While we were there a variety of celebrities came and went. Tommy Smothers was around, and also sang on “Give Peace a Chance.” CBC flew Al Capp, creator of L’il Abner and an outspoken critic of hippie and New Left politics, in to meet Lennon, to make their documentary a little more lively. Leary knew Capp from previous co-appearances (“debates”) on the late ’60s media circuit, and they got along well. Capp was very friendly to Leary personally, while making typically abrasive, very negative comments on Leary’s “constituency.” Leary grinned, disagreed wittily, but never took it personally.

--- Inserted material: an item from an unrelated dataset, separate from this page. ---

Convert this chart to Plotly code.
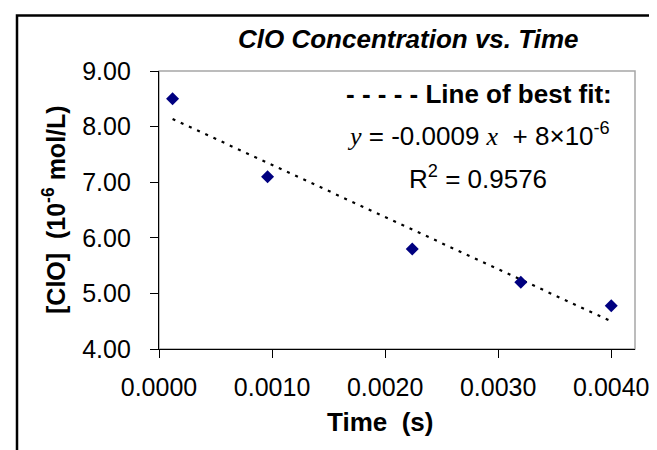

Lennon, on the other hand, was really flustered when Capp started in on him. The Capp/Lennon exchange was at bedside, on camera, and Capp was playing for the viewing audience at home. Lennon had lived his recent life in public and before the cameras—even his honeymoon—but as a pop star I suspect he’d been fairly well protected from people attacking or criticizing him face to face. The bed-ins marked his first direct move into the political arena he was making a public statement about peace, and that made him a politician, and the rules of that game are very different from the rules of “pop star.”
So Capp came in to the bed-in circus, met John and Yoko, and after the introductions he made known his skepticism and contempt for the notion of bringing about peace by lying in bed before the cameras in an expensive hotel suite. He wanted to provoke John, and he succeeded when he asked if this would have been John and Yoko’s response to Hitler—lie in bed and ask for peace? John lost his temper as Capp belittled his answers and his philosophy—Yoko was also drawn into the argument, shrilly defending John and herself. John got personal, attacking Capp rather than his arguments, and Capp responded smugly. After he left the suite, John and Yoko referred to him as “Al Crap,” and the bad vibes from that confrontation stayed in the air for much of the afternoon.